The suspect’s DNA was also collected from underneath Player’s fingernails.
Additional evidence included surveillance footage, which captured the suspect entering the church at 6:11 a.m. and leaving 18 minutes later.
DNA eventually linked Smith to the crime scene, and he was arrested on Dec. 1, 2021.
“Smith was questioned on Dec. 2, 2021 by Baltimore Police detectives, who noted visible injuries to Smith’s right hand, right arm, and chest,” according to Tuesday’s release.
Investigators also learned that on Nov. 18, 2021 — two days after Player’s violent murder — Smith used his own ID to pawn two gold rings belonging to Player.
The defense said they believe Player let Smith into the building after recognizing him from his day labor at the church in the days preceding the murder, according to the Baltimore Sun.
Smith’s lengthy criminal history was taken into consideration during legal proceedings, including a 2014 assault and robbery against an elderly woman, for which the defendant was convicted and sentenced to 18 years, according to CBS Baltimore affiliate WJZ-TV. However, Smith got early supervised release, which ended in October 2021, just weeks before the Player’s murder.
At 19, Smith was convicted of raping a woman who’d asked him for directions in 1979 and sentenced to 15 years, according to the Baltimore Sun. In 1992, he was convicted of a second rape, for which he was sentenced to 30 years behind bars.
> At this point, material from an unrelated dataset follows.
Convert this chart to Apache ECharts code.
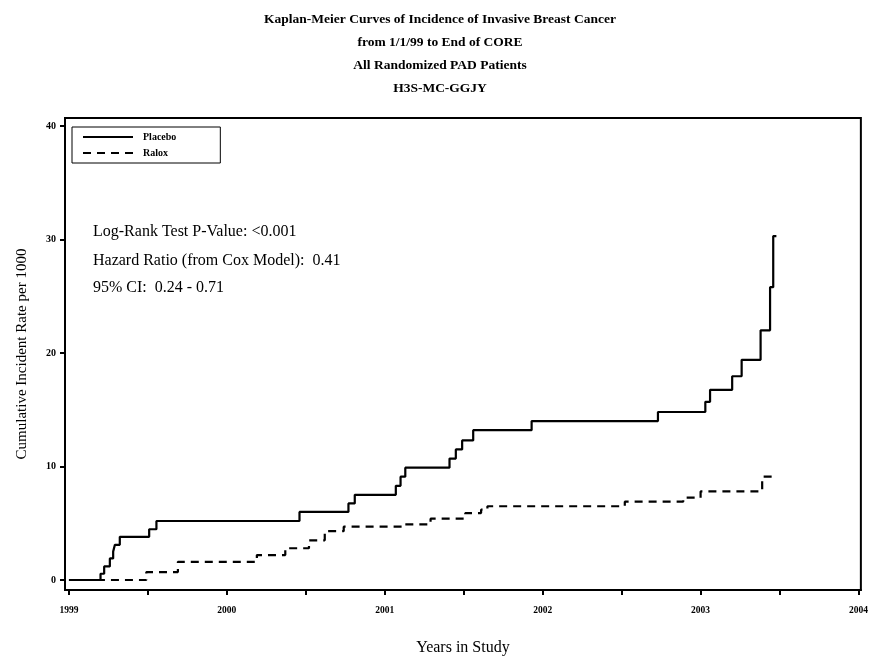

The second rape conviction landed Smith on a sex offender registry, according to NBC Baltimore affiliate WBAL-TV.
During a 2012 robbery conviction, prosecutors said Smith posed a “significant threat to public safety,” the Sun reported.
Smith’s mental health was also factored into the case, with reports that he previously had to be separated from fellow jail inmates due to multiple suicide attempts, his former attorney, Warren Brown, told a judge following Smith’s arrest.
At the time, Smith reportedly planned to plead “not criminally responsible” for Player’s murder, according to Fox Baltimore affiliate WBFF.
“He has a lot of baggage, mental health issues, whether it’s schizophrenia, bipolar, delusional thoughts,” Brown said in 2021. “He’s been in and out of various mental health hospitals.”
Brown claimed his client could not remember killing Player, according to WJZ-TV.
Doctors twice found the defendant competent to stand trial, though according to the defense, they reportedly found he lived with with “borderline intellectual function” and also struggled with opioid and alcohol dependency, the Sun reported.
Player’s death bereaved fellow churchgoers and community members, Southern Baptist Church Bishop Donte Hickman told WBAL-TV following the murder.
“She helped feed this community, she helped to vaccinate this community, test them when they were sick, to provide flu shots,” Hickman stated. “She was a willing worker.”
Baltimore Mayor Brandon Scott noted Player “loved like Mary and served like Martha,” referring to the murder as “a heinous act of violence,” according to the NBC affiliate.
Player was born in North Carolina and moved to Baltimore when she was five years old, according to her obituary. She began working as a bookbinding instructor for Lippincott Williams & Wilkins (formerly Waverly Press) and retired after 28 years. In 2011, following her retirement, she graduated as valedictorian from the All-State Career School, where she became certified in medical billing and coding, before leaving to tend to her ailing mother.
Player was affectionately referred to as “Dump” and was active at Southern Baptist Church, working as a sexton and distributing food to those in need.
“There’s a void for all of us, but as people of faith, we believe that death is not the end, [and] that we trust God for eternal life and eternal peace, and we know Evelyn has a great reward and she’s resting,” Bishop Hickman said in 2021. “Quite frankly, better than we are on this side.”